» Raw data
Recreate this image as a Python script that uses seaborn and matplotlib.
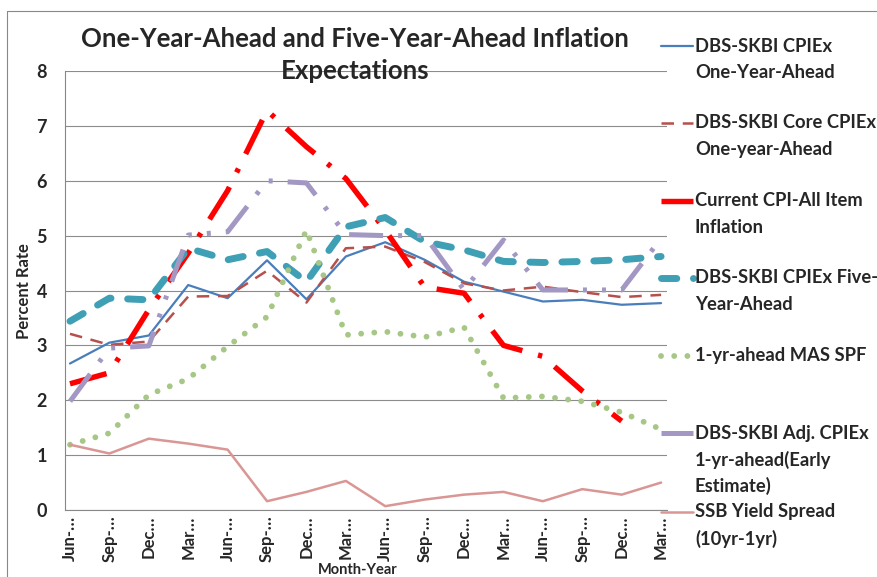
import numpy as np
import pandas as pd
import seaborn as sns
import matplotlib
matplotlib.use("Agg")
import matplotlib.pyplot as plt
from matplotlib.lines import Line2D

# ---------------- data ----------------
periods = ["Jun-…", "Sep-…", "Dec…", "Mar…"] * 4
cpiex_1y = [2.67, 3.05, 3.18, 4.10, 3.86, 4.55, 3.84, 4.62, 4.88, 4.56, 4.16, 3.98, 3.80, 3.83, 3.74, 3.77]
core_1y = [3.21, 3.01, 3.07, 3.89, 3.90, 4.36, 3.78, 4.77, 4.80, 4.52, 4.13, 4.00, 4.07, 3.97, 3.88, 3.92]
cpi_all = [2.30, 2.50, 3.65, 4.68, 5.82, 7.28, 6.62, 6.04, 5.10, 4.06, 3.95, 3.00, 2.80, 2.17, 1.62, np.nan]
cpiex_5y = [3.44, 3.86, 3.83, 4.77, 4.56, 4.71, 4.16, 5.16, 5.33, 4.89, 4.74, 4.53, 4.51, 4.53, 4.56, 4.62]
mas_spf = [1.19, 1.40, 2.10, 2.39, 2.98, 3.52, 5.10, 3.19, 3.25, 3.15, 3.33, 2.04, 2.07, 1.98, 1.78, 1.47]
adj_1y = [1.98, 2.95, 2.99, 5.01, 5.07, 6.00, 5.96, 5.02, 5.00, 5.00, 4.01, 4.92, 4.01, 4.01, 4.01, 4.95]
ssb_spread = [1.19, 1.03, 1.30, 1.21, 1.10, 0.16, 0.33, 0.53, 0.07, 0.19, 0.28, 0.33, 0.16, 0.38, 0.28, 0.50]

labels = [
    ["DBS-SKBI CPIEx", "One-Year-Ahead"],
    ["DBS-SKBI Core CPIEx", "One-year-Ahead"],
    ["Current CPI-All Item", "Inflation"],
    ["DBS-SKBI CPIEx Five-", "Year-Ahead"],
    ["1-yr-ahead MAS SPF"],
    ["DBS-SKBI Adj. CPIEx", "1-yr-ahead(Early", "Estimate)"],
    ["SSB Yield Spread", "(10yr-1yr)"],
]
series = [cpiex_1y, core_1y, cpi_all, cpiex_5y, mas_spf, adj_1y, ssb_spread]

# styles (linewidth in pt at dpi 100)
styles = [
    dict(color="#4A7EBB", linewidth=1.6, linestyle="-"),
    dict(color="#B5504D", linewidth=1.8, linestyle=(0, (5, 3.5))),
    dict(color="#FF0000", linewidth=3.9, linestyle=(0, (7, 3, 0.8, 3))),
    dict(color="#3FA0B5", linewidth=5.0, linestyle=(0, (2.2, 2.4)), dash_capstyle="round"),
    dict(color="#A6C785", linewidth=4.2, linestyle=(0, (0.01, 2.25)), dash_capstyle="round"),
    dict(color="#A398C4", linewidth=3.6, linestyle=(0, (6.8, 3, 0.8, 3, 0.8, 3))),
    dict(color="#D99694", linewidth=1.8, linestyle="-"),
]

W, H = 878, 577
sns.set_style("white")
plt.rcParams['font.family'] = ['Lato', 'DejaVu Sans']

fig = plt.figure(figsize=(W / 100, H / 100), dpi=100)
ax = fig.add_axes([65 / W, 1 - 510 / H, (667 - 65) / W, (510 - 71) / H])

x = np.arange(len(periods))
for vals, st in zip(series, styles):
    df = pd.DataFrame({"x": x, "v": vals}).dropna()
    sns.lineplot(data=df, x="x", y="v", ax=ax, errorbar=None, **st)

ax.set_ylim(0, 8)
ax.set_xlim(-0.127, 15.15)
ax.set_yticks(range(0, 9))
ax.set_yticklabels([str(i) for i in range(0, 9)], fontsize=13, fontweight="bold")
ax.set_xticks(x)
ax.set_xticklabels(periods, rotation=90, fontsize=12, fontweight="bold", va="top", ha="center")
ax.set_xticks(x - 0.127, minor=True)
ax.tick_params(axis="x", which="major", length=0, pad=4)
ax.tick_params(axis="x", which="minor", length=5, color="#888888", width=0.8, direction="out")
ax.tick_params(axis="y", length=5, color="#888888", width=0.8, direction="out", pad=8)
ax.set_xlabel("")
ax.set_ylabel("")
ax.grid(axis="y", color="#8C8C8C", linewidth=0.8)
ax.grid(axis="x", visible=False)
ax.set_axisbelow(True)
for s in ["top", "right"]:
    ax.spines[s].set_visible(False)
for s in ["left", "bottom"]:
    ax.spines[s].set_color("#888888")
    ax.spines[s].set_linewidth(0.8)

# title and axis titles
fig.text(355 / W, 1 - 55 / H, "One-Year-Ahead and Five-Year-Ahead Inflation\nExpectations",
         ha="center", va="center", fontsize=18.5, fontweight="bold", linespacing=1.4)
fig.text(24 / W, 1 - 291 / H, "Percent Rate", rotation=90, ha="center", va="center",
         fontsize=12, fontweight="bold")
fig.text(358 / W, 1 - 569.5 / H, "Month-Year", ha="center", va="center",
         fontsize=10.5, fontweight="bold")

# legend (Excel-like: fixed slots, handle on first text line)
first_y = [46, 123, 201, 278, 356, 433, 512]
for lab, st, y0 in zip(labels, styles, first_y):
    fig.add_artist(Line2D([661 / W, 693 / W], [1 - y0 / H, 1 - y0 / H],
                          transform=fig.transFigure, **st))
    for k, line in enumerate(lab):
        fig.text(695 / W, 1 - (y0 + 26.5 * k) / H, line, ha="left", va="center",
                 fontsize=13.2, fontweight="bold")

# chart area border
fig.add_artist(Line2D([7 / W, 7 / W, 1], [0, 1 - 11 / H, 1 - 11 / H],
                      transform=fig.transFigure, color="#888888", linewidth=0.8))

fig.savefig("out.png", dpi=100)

» Directions
Copy each line above precisely, dropping the pictures.

» Response
Recreate this image as a Python script that uses seaborn and matplotlib.
import numpy as np
import pandas as pd
import seaborn as sns
import matplotlib
matplotlib.use("Agg")
import matplotlib.pyplot as plt
from matplotlib.lines import Line2D

# ---------------- data ----------------
periods = ["Jun-…", "Sep-…", "Dec…", "Mar…"] * 4
cpiex_1y = [2.67, 3.05, 3.18, 4.10, 3.86, 4.55, 3.84, 4.62, 4.88, 4.56, 4.16, 3.98, 3.80, 3.83, 3.74, 3.77]
core_1y = [3.21, 3.01, 3.07, 3.89, 3.90, 4.36, 3.78, 4.77, 4.80, 4.52, 4.13, 4.00, 4.07, 3.97, 3.88, 3.92]
cpi_all = [2.30, 2.50, 3.65, 4.68, 5.82, 7.28, 6.62, 6.04, 5.10, 4.06, 3.95, 3.00, 2.80, 2.17, 1.62, np.nan]
cpiex_5y = [3.44, 3.86, 3.83, 4.77, 4.56, 4.71, 4.16, 5.16, 5.33, 4.89, 4.74, 4.53, 4.51, 4.53, 4.56, 4.62]
mas_spf = [1.19, 1.40, 2.10, 2.39, 2.98, 3.52, 5.10, 3.19, 3.25, 3.15, 3.33, 2.04, 2.07, 1.98, 1.78, 1.47]
adj_1y = [1.98, 2.95, 2.99, 5.01, 5.07, 6.00, 5.96, 5.02, 5.00, 5.00, 4.01, 4.92, 4.01, 4.01, 4.01, 4.95]
ssb_spread = [1.19, 1.03, 1.30, 1.21, 1.10, 0.16, 0.33, 0.53, 0.07, 0.19, 0.28, 0.33, 0.16, 0.38, 0.28, 0.50]

labels = [
    ["DBS-SKBI CPIEx", "One-Year-Ahead"],
    ["DBS-SKBI Core CPIEx", "One-year-Ahead"],
    ["Current CPI-All Item", "Inflation"],
    ["DBS-SKBI CPIEx Five-", "Year-Ahead"],
    ["1-yr-ahead MAS SPF"],
    ["DBS-SKBI Adj. CPIEx", "1-yr-ahead(Early", "Estimate)"],
    ["SSB Yield Spread", "(10yr-1yr)"],
]
series = [cpiex_1y, core_1y, cpi_all, cpiex_5y, mas_spf, adj_1y, ssb_spread]

# styles (linewidth in pt at dpi 100)
styles = [
    dict(color="#4A7EBB", linewidth=1.6, linestyle="-"),
    dict(color="#B5504D", linewidth=1.8, linestyle=(0, (5, 3.5))),
    dict(color="#FF0000", linewidth=3.9, linestyle=(0, (7, 3, 0.8, 3))),
    dict(color="#3FA0B5", linewidth=5.0, linestyle=(0, (2.2, 2.4)), dash_capstyle="round"),
    dict(color="#A6C785", linewidth=4.2, linestyle=(0, (0.01, 2.25)), dash_capstyle="round"),
    dict(color="#A398C4", linewidth=3.6, linestyle=(0, (6.8, 3, 0.8, 3, 0.8, 3))),
    dict(color="#D99694", linewidth=1.8, linestyle="-"),
]

W, H = 878, 577
sns.set_style("white")
plt.rcParams['font.family'] = ['Lato', 'DejaVu Sans']

fig = plt.figure(figsize=(W / 100, H / 100), dpi=100)
ax = fig.add_axes([65 / W, 1 - 510 / H, (667 - 65) / W, (510 - 71) / H])

x = np.arange(len(periods))
for vals, st in zip(series, styles):
    df = pd.DataFrame({"x": x, "v": vals}).dropna()
    sns.lineplot(data=df, x="x", y="v", ax=ax, errorbar=None, **st)

ax.set_ylim(0, 8)
ax.set_xlim(-0.127, 15.15)
ax.set_yticks(range(0, 9))
ax.set_yticklabels([str(i) for i in range(0, 9)], fontsize=13, fontweight="bold")
ax.set_xticks(x)
ax.set_xticklabels(periods, rotation=90, fontsize=12, fontweight="bold", va="top", ha="center")
ax.set_xticks(x - 0.127, minor=True)
ax.tick_params(axis="x", which="major", length=0, pad=4)
ax.tick_params(axis="x", which="minor", length=5, color="#888888", width=0.8, direction="out")
ax.tick_params(axis="y", length=5, color="#888888", width=0.8, direction="out", pad=8)
ax.set_xlabel("")
ax.set_ylabel("")
ax.grid(axis="y", color="#8C8C8C", linewidth=0.8)
ax.grid(axis="x", visible=False)
ax.set_axisbelow(True)
for s in ["top", "right"]:
    ax.spines[s].set_visible(False)
for s in ["left", "bottom"]:
    ax.spines[s].set_color("#888888")
    ax.spines[s].set_linewidth(0.8)

# title and axis titles
fig.text(355 / W, 1 - 55 / H, "One-Year-Ahead and Five-Year-Ahead Inflation\nExpectations",
         ha="center", va="center", fontsize=18.5, fontweight="bold", linespacing=1.4)
fig.text(24 / W, 1 - 291 / H, "Percent Rate", rotation=90, ha="center", va="center",
         fontsize=12, fontweight="bold")
fig.text(358 / W, 1 - 569.5 / H, "Month-Year", ha="center", va="center",
         fontsize=10.5, fontweight="bold")

# legend (Excel-like: fixed slots, handle on first text line)
first_y = [46, 123, 201, 278, 356, 433, 512]
for lab, st, y0 in zip(labels, styles, first_y):
    fig.add_artist(Line2D([661 / W, 693 / W], [1 - y0 / H, 1 - y0 / H],
                          transform=fig.transFigure, **st))
    for k, line in enumerate(lab):
        fig.text(695 / W, 1 - (y0 + 26.5 * k) / H, line, ha="left", va="center",
                 fontsize=13.2, fontweight="bold")

# chart area border
fig.add_artist(Line2D([7 / W, 7 / W, 1], [0, 1 - 11 / H, 1 - 11 / H],
                      transform=fig.transFigure, color="#888888", linewidth=0.8))

fig.savefig("out.png", dpi=100)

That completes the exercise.